What needs to be done: Without the images, write out the whole listing exactly.

————————

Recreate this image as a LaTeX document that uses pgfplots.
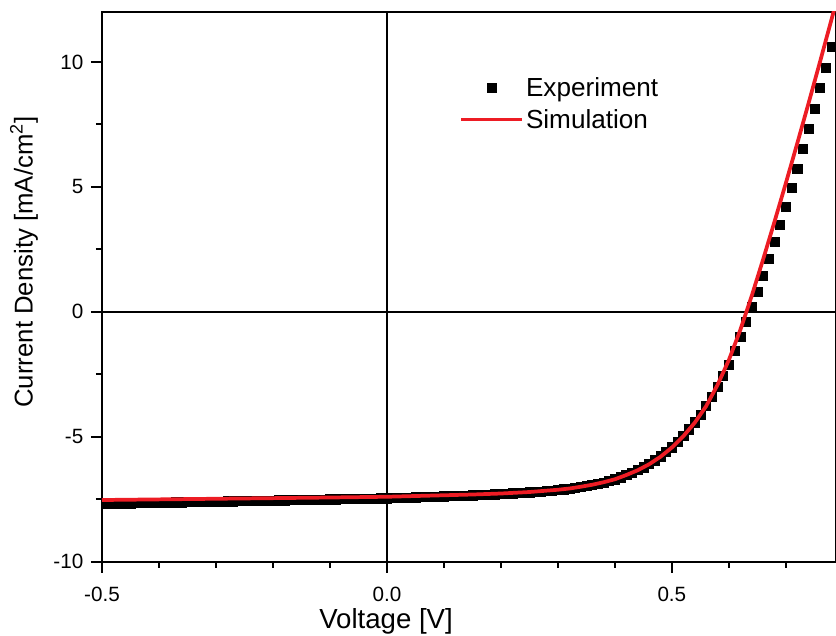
\documentclass[border=0pt]{standalone}
\usepackage{fontspec}
\setmainfont{Liberation Sans}
\usepackage{pgfplots}
\pgfplotsset{compat=1.18}
\definecolor{simred}{RGB}{237,28,36}
\pgfplotsset{
  mylinelegend/.style={legend image code/.code={\draw[##1] (0pt,2.4pt) -- (45.75pt,2.4pt);}},
  mymarklegend/.style={legend image code/.code={\draw[mark repeat=2,mark phase=2,##1] plot coordinates {(0pt,2.2pt) (22.875pt,2.2pt) (45.75pt,2.2pt)};}},
}
\begin{document}
\begin{tikzpicture}
\begin{axis}[
  at={(0,0)}, anchor=south west,
  scale only axis, width=550.5pt, height=412.3pt,
  xmin=-0.5, xmax=0.788, ymin=-10, ymax=12,
  clip marker paths=true,
  xtick={-0.5,0,0.5}, xticklabels={-0.5,0.0,0.5},
  ytick={-10,-5,0,5,10}, yticklabels={-10,-5,0,5,10},
  minor xtick={-0.4,-0.3,-0.2,-0.1,0.1,0.2,0.3,0.4,0.6,0.7},
  minor ytick={-7.5,-2.5,2.5,7.5},
  tick align=outside, xtick pos=bottom, ytick pos=left,
  major tick length=8.25pt, minor tick length=4.5pt,
  every tick/.style={black, line width=1.5pt},
  axis line style={line width=1.5pt},
  tick label style={font=\fontsize{15.5}{18}\selectfont},
  yticklabel style={anchor=east, inner sep=0pt, xshift=-5.6pt},
  xticklabel style={anchor=north, inner sep=0pt, yshift=-10.5pt},
  xlabel={Voltage [V]},
  ylabel={Current Density [mA/cm\textsuperscript{2}]},
  every axis x label/.style={at={(axis description cs:0.387,-0.1213)}, anchor=base, font=\fontsize{20.7}{24}\selectfont},
  every axis y label/.style={at={(axis description cs:-0.0945,0.545)}, rotate=90, anchor=base, font=\fontsize{19.3}{23}\selectfont},
  legend style={draw=none, fill=none, at={(axis description cs:0.4864,0.8775)}, anchor=north west,
    inner sep=0pt, row sep=6.8pt, font=\fontsize{19.6}{23}\selectfont,
    nodes={inner sep=0pt, text height=13pt, text depth=4pt},
    /tikz/every odd column/.append style={column sep=1.5pt}},
  legend cell align=left,
]
\draw[line width=1.5pt] (axis cs:0,-10) -- (axis cs:0,12);
\draw[line width=1.5pt] (axis cs:-0.5,0) -- (axis cs:0.788,0);
\addplot[only marks, mark=square*, mark size=3.4pt, black, mymarklegend] coordinates {
(-0.50,-7.68) (-0.49,-7.68) (-0.48,-7.67) (-0.47,-7.67) (-0.46,-7.66) (-0.45,-7.66) (-0.44,-7.65) (-0.43,-7.65) (-0.42,-7.64) (-0.41,-7.64)
(-0.40,-7.64) (-0.39,-7.63) (-0.38,-7.63) (-0.37,-7.62) (-0.36,-7.62) (-0.35,-7.61) (-0.34,-7.61) (-0.33,-7.60) (-0.32,-7.60) (-0.31,-7.60)
(-0.30,-7.59) (-0.29,-7.59) (-0.28,-7.58) (-0.27,-7.58) (-0.26,-7.57) (-0.25,-7.57) (-0.24,-7.56) (-0.23,-7.56) (-0.22,-7.56) (-0.21,-7.55)
(-0.20,-7.55) (-0.19,-7.54) (-0.18,-7.54) (-0.17,-7.53) (-0.16,-7.53) (-0.15,-7.52) (-0.14,-7.52) (-0.13,-7.51) (-0.12,-7.51) (-0.11,-7.51)
(-0.10,-7.50) (-0.09,-7.50) (-0.08,-7.49) (-0.07,-7.49) (-0.06,-7.48) (-0.05,-7.48) (-0.04,-7.47) (-0.03,-7.47) (-0.02,-7.47) (-0.01,-7.46)
(0.00,-7.46) (0.01,-7.45) (0.02,-7.44) (0.03,-7.44) (0.04,-7.43) (0.05,-7.42) (0.06,-7.41) (0.07,-7.40) (0.08,-7.40) (0.09,-7.39)
(0.10,-7.38) (0.11,-7.37) (0.12,-7.36) (0.13,-7.36) (0.14,-7.35) (0.15,-7.34) (0.16,-7.33) (0.17,-7.32) (0.18,-7.31) (0.19,-7.30)
(0.20,-7.29) (0.21,-7.28) (0.22,-7.26) (0.23,-7.25) (0.24,-7.24) (0.25,-7.22) (0.26,-7.21) (0.27,-7.19) (0.28,-7.17) (0.29,-7.15)
(0.30,-7.13) (0.31,-7.10) (0.32,-7.08) (0.33,-7.04) (0.34,-7.01) (0.35,-6.97) (0.36,-6.93) (0.37,-6.88) (0.38,-6.83) (0.39,-6.77)
(0.40,-6.70) (0.41,-6.62) (0.42,-6.53) (0.43,-6.44) (0.44,-6.33) (0.45,-6.22) (0.46,-6.08) (0.47,-5.94) (0.48,-5.78) (0.49,-5.61)
(0.50,-5.42) (0.51,-5.20) (0.52,-4.96) (0.53,-4.70) (0.54,-4.42) (0.55,-4.11) (0.56,-3.77) (0.57,-3.40) (0.58,-2.99) (0.59,-2.56)
(0.60,-2.10) (0.61,-1.57) (0.62,-1.00) (0.63,-0.40) (0.64,0.20) (0.65,0.82) (0.66,1.46) (0.67,2.12) (0.68,2.80) (0.69,3.50)
(0.70,4.22) (0.71,4.97) (0.72,5.74) (0.73,6.53) (0.74,7.33) (0.75,8.14) (0.76,8.96) (0.77,9.78) (0.78,10.60) (0.79,11.42)
};
\addlegendentry{Experiment}
\addplot[simred, line width=2.8pt, mylinelegend] coordinates {
(-0.50,-7.53) (-0.40,-7.505) (-0.30,-7.48) (-0.20,-7.455) (-0.10,-7.43) (0.00,-7.40) (0.05,-7.37) (0.10,-7.34)
(0.15,-7.31) (0.20,-7.27) (0.25,-7.21) (0.30,-7.12) (0.32,-7.07) (0.34,-7.00) (0.36,-6.92) (0.38,-6.82)
(0.40,-6.70) (0.42,-6.53) (0.44,-6.34) (0.46,-6.10) (0.48,-5.80) (0.50,-5.43) (0.52,-4.98) (0.54,-4.44)
(0.56,-3.78) (0.58,-2.93) (0.60,-1.93) (0.62,-0.73) (0.64,0.63) (0.66,2.09) (0.68,3.60) (0.70,5.15)
(0.72,6.74) (0.74,8.36) (0.76,10.01) (0.78,11.69) (0.80,13.39)
};
\addlegendentry{Simulation}
\end{axis}
\pgfresetboundingbox
\path (-76.5pt,-55pt) rectangle (550.5pt,421.3pt);
\end{tikzpicture}
\end{document}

————————

Solution to the problem:
Recreate this image as a LaTeX document that uses pgfplots.
\documentclass[border=0pt]{standalone}
\usepackage{fontspec}
\setmainfont{Liberation Sans}
\usepackage{pgfplots}
\pgfplotsset{compat=1.18}
\definecolor{simred}{RGB}{237,28,36}
\pgfplotsset{
  mylinelegend/.style={legend image code/.code={\draw[##1] (0pt,2.4pt) -- (45.75pt,2.4pt);}},
  mymarklegend/.style={legend image code/.code={\draw[mark repeat=2,mark phase=2,##1] plot coordinates {(0pt,2.2pt) (22.875pt,2.2pt) (45.75pt,2.2pt)};}},
}
\begin{document}
\begin{tikzpicture}
\begin{axis}[
  at={(0,0)}, anchor=south west,
  scale only axis, width=550.5pt, height=412.3pt,
  xmin=-0.5, xmax=0.788, ymin=-10, ymax=12,
  clip marker paths=true,
  xtick={-0.5,0,0.5}, xticklabels={-0.5,0.0,0.5},
  ytick={-10,-5,0,5,10}, yticklabels={-10,-5,0,5,10},
  minor xtick={-0.4,-0.3,-0.2,-0.1,0.1,0.2,0.3,0.4,0.6,0.7},
  minor ytick={-7.5,-2.5,2.5,7.5},
  tick align=outside, xtick pos=bottom, ytick pos=left,
  major tick length=8.25pt, minor tick length=4.5pt,
  every tick/.style={black, line width=1.5pt},
  axis line style={line width=1.5pt},
  tick label style={font=\fontsize{15.5}{18}\selectfont},
  yticklabel style={anchor=east, inner sep=0pt, xshift=-5.6pt},
  xticklabel style={anchor=north, inner sep=0pt, yshift=-10.5pt},
  xlabel={Voltage [V]},
  ylabel={Current Density [mA/cm\textsuperscript{2}]},
  every axis x label/.style={at={(axis description cs:0.387,-0.1213)}, anchor=base, font=\fontsize{20.7}{24}\selectfont},
  every axis y label/.style={at={(axis description cs:-0.0945,0.545)}, rotate=90, anchor=base, font=\fontsize{19.3}{23}\selectfont},
  legend style={draw=none, fill=none, at={(axis description cs:0.4864,0.8775)}, anchor=north west,
    inner sep=0pt, row sep=6.8pt, font=\fontsize{19.6}{23}\selectfont,
    nodes={inner sep=0pt, text height=13pt, text depth=4pt},
    /tikz/every odd column/.append style={column sep=1.5pt}},
  legend cell align=left,
]
\draw[line width=1.5pt] (axis cs:0,-10) -- (axis cs:0,12);
\draw[line width=1.5pt] (axis cs:-0.5,0) -- (axis cs:0.788,0);
\addplot[only marks, mark=square*, mark size=3.4pt, black, mymarklegend] coordinates {
(-0.50,-7.68) (-0.49,-7.68) (-0.48,-7.67) (-0.47,-7.67) (-0.46,-7.66) (-0.45,-7.66) (-0.44,-7.65) (-0.43,-7.65) (-0.42,-7.64) (-0.41,-7.64)
(-0.40,-7.64) (-0.39,-7.63) (-0.38,-7.63) (-0.37,-7.62) (-0.36,-7.62) (-0.35,-7.61) (-0.34,-7.61) (-0.33,-7.60) (-0.32,-7.60) (-0.31,-7.60)
(-0.30,-7.59) (-0.29,-7.59) (-0.28,-7.58) (-0.27,-7.58) (-0.26,-7.57) (-0.25,-7.57) (-0.24,-7.56) (-0.23,-7.56) (-0.22,-7.56) (-0.21,-7.55)
(-0.20,-7.55) (-0.19,-7.54) (-0.18,-7.54) (-0.17,-7.53) (-0.16,-7.53) (-0.15,-7.52) (-0.14,-7.52) (-0.13,-7.51) (-0.12,-7.51) (-0.11,-7.51)
(-0.10,-7.50) (-0.09,-7.50) (-0.08,-7.49) (-0.07,-7.49) (-0.06,-7.48) (-0.05,-7.48) (-0.04,-7.47) (-0.03,-7.47) (-0.02,-7.47) (-0.01,-7.46)
(0.00,-7.46) (0.01,-7.45) (0.02,-7.44) (0.03,-7.44) (0.04,-7.43) (0.05,-7.42) (0.06,-7.41) (0.07,-7.40) (0.08,-7.40) (0.09,-7.39)
(0.10,-7.38) (0.11,-7.37) (0.12,-7.36) (0.13,-7.36) (0.14,-7.35) (0.15,-7.34) (0.16,-7.33) (0.17,-7.32) (0.18,-7.31) (0.19,-7.30)
(0.20,-7.29) (0.21,-7.28) (0.22,-7.26) (0.23,-7.25) (0.24,-7.24) (0.25,-7.22) (0.26,-7.21) (0.27,-7.19) (0.28,-7.17) (0.29,-7.15)
(0.30,-7.13) (0.31,-7.10) (0.32,-7.08) (0.33,-7.04) (0.34,-7.01) (0.35,-6.97) (0.36,-6.93) (0.37,-6.88) (0.38,-6.83) (0.39,-6.77)
(0.40,-6.70) (0.41,-6.62) (0.42,-6.53) (0.43,-6.44) (0.44,-6.33) (0.45,-6.22) (0.46,-6.08) (0.47,-5.94) (0.48,-5.78) (0.49,-5.61)
(0.50,-5.42) (0.51,-5.20) (0.52,-4.96) (0.53,-4.70) (0.54,-4.42) (0.55,-4.11) (0.56,-3.77) (0.57,-3.40) (0.58,-2.99) (0.59,-2.56)
(0.60,-2.10) (0.61,-1.57) (0.62,-1.00) (0.63,-0.40) (0.64,0.20) (0.65,0.82) (0.66,1.46) (0.67,2.12) (0.68,2.80) (0.69,3.50)
(0.70,4.22) (0.71,4.97) (0.72,5.74) (0.73,6.53) (0.74,7.33) (0.75,8.14) (0.76,8.96) (0.77,9.78) (0.78,10.60) (0.79,11.42)
};
\addlegendentry{Experiment}
\addplot[simred, line width=2.8pt, mylinelegend] coordinates {
(-0.50,-7.53) (-0.40,-7.505) (-0.30,-7.48) (-0.20,-7.455) (-0.10,-7.43) (0.00,-7.40) (0.05,-7.37) (0.10,-7.34)
(0.15,-7.31) (0.20,-7.27) (0.25,-7.21) (0.30,-7.12) (0.32,-7.07) (0.34,-7.00) (0.36,-6.92) (0.38,-6.82)
(0.40,-6.70) (0.42,-6.53) (0.44,-6.34) (0.46,-6.10) (0.48,-5.80) (0.50,-5.43) (0.52,-4.98) (0.54,-4.44)
(0.56,-3.78) (0.58,-2.93) (0.60,-1.93) (0.62,-0.73) (0.64,0.63) (0.66,2.09) (0.68,3.60) (0.70,5.15)
(0.72,6.74) (0.74,8.36) (0.76,10.01) (0.78,11.69) (0.80,13.39)
};
\addlegendentry{Simulation}
\end{axis}
\pgfresetboundingbox
\path (-76.5pt,-55pt) rectangle (550.5pt,421.3pt);
\end{tikzpicture}
\end{document}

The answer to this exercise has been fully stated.